**Data shown:**
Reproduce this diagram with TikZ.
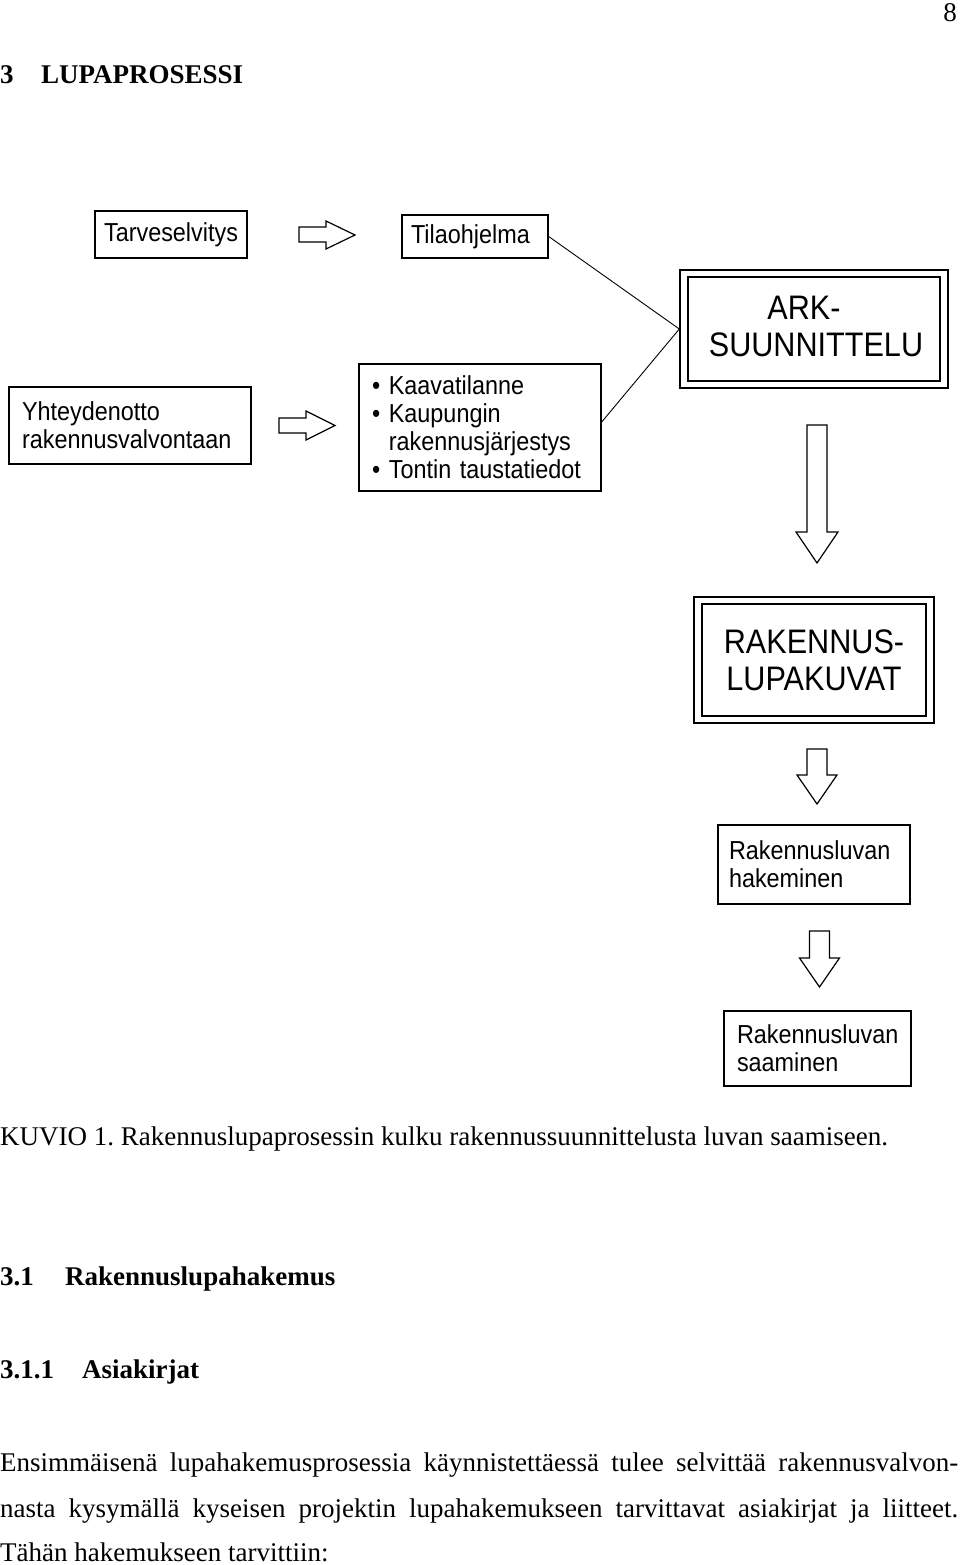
\documentclass[tikz,border=0pt]{standalone}
\usepackage{fontspec}
\setmainfont{Liberation Serif}
\newfontfamily\diagfont[FakeStretch=0.9]{Liberation Sans}
\frenchspacing
\begin{document}
\begin{tikzpicture}[x=1pt,y=-1pt,
  box/.style={draw, line width=1.4pt, inner ysep=0pt, align=left,
    font=\diagfont\fontsize{26}{28}\selectfont},
  bigbox/.style={draw, line width=1.4pt, inner sep=0pt, align=center,
    font=\diagfont\fontsize{34}{37}\selectfont},
  frame/.style={draw, line width=1.4pt, inner sep=0pt},
  harrow/.style={draw, line width=1.2pt, line join=miter, fill=white},
  conn/.style={draw, line width=0.9pt},
  txt/.style={inner sep=0pt, font=\fontsize{27}{32}\selectfont},
  btxt/.style={inner sep=0pt, font=\bfseries\fontsize{27}{32}\selectfont}]
\useasboundingbox (0,0) rectangle (960,1565);

% page number and headings
\node[txt, anchor=base east] (pg) at (957,22) {8};
\node[btxt, anchor=base west] (h3n) at (0,84) {3};
\node[btxt, anchor=base west] (h3t) at (41,84) {LUPAPROSESSI};

% diagram boxes
\node[box, inner xsep=0pt, text width=152pt, align=center, minimum height=47pt] (tarve) at (171,234.5) {Tarveselvitys};
\node[box, inner xsep=9pt, text width=128pt, minimum height=43pt] (tila) at (475,236.5) {Tilaohjelma};
\node[box, inner xsep=13pt, text width=216pt, minimum height=77pt] (yht) at (130,425.5) {Yhteydenotto\\rakennusvalvontaan};
\node[box, inner xsep=13pt, text width=216pt, minimum height=127pt] (bul) at (480,427.5)
  {• Kaavatilanne\\• Kaupungin\\\phantom{•\ }rakennusjärjestys\\• Tontin taustatiedot};

\node[frame, minimum width=268pt, minimum height=118pt] (arkout) at (814,329) {};
\node[frame, minimum width=252pt, minimum height=104pt] (ark) at (814,329) {};
\node[inner sep=0pt, align=center, font=\diagfont\fontsize{34}{37}\selectfont] (arktxt) at (816,326) {ARK-\hspace*{24pt}\\SUUNNITTELU};

\node[frame, minimum width=240pt, minimum height=126pt] (rakout) at (814,660) {};
\node[bigbox, minimum width=224pt, minimum height=112pt] (rak) at (814,660) {RAKENNUS-\\LUPAKUVAT};

\node[box, inner xsep=11pt, text width=170pt, minimum height=79pt] (hak) at (814,864.5) {Rakennusluvan\\hakeminen};
\node[box, inner xsep=13pt, text width=161pt, minimum height=75pt] (saa) at (817.5,1048.5) {Rakennusluvan\\saaminen};

% connectors
\draw[conn] (tila.east) -- (arkout.west);
\draw[conn] ([yshift=5.5pt]bul.east) -- (arkout.west);

% hollow block arrows
\draw[harrow] (299,227) -- (326,227) -- (326,221) -- (355,235) -- (326,249) -- (326,242) -- (299,242) -- cycle;
\draw[harrow] (279,418) -- (306,418) -- (306,411) -- (335,425.5) -- (306,440) -- (306,433) -- (279,433) -- cycle;
\draw[harrow] (807,425) -- (827,425) -- (827,532) -- (838,532) -- (817,563) -- (796,532) -- (807,532) -- cycle;
\draw[harrow] (807,749) -- (827,749) -- (827,775) -- (837,775) -- (817,804) -- (797,775) -- (807,775) -- cycle;
\draw[harrow] (809.5,931) -- (829.5,931) -- (829.5,958) -- (839.5,958) -- (819.5,987) -- (799.5,958) -- (809.5,958) -- cycle;

% caption and text
\node[txt, anchor=base west] (cap) at (0,1145) {KUVIO 1. Rakennuslupaprosessin kulku rakennussuunnittelusta luvan saamiseen.};
\node[btxt, anchor=base west] (h31n) at (0,1285) {3.1};
\node[btxt, anchor=base west] (h31t) at (65,1285) {Rakennuslupahakemus};
\node[btxt, anchor=base west] (h311n) at (0,1378) {3.1.1};
\node[btxt, anchor=base west] (h311t) at (82,1378) {Asiakirjat};
\node[txt, anchor=base west] (p1) at (0,1471) {\makebox[958pt][s]{Ensimmäisenä lupahakemusprosessia käynnistettäessä tulee selvittää rakennusvalvon-}};
\node[txt, anchor=base west] (p2) at (0,1517) {\makebox[958pt][s]{nasta kysymällä kyseisen projektin lupahakemukseen tarvittavat asiakirjat ja liitteet.}};
\node[txt, anchor=base west] (p3) at (0,1561) {Tähän hakemukseen tarvittiin:};
\end{tikzpicture}
\end{document}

**Requirement:** Quote, exactly and only, the lines from the first line of the data above through the line containing "anchor=base west] (h3t)". The pictures do not belong in it.

**Exercise answer:**
Reproduce this diagram with TikZ.
\documentclass[tikz,border=0pt]{standalone}
\usepackage{fontspec}
\setmainfont{Liberation Serif}
\newfontfamily\diagfont[FakeStretch=0.9]{Liberation Sans}
\frenchspacing
\begin{document}
\begin{tikzpicture}[x=1pt,y=-1pt,
  box/.style={draw, line width=1.4pt, inner ysep=0pt, align=left,
    font=\diagfont\fontsize{26}{28}\selectfont},
  bigbox/.style={draw, line width=1.4pt, inner sep=0pt, align=center,
    font=\diagfont\fontsize{34}{37}\selectfont},
  frame/.style={draw, line width=1.4pt, inner sep=0pt},
  harrow/.style={draw, line width=1.2pt, line join=miter, fill=white},
  conn/.style={draw, line width=0.9pt},
  txt/.style={inner sep=0pt, font=\fontsize{27}{32}\selectfont},
  btxt/.style={inner sep=0pt, font=\bfseries\fontsize{27}{32}\selectfont}]
\useasboundingbox (0,0) rectangle (960,1565);

% page number and headings
\node[txt, anchor=base east] (pg) at (957,22) {8};
\node[btxt, anchor=base west] (h3n) at (0,84) {3};
\node[btxt, anchor=base west] (h3t) at (41,84) {LUPAPROSESSI};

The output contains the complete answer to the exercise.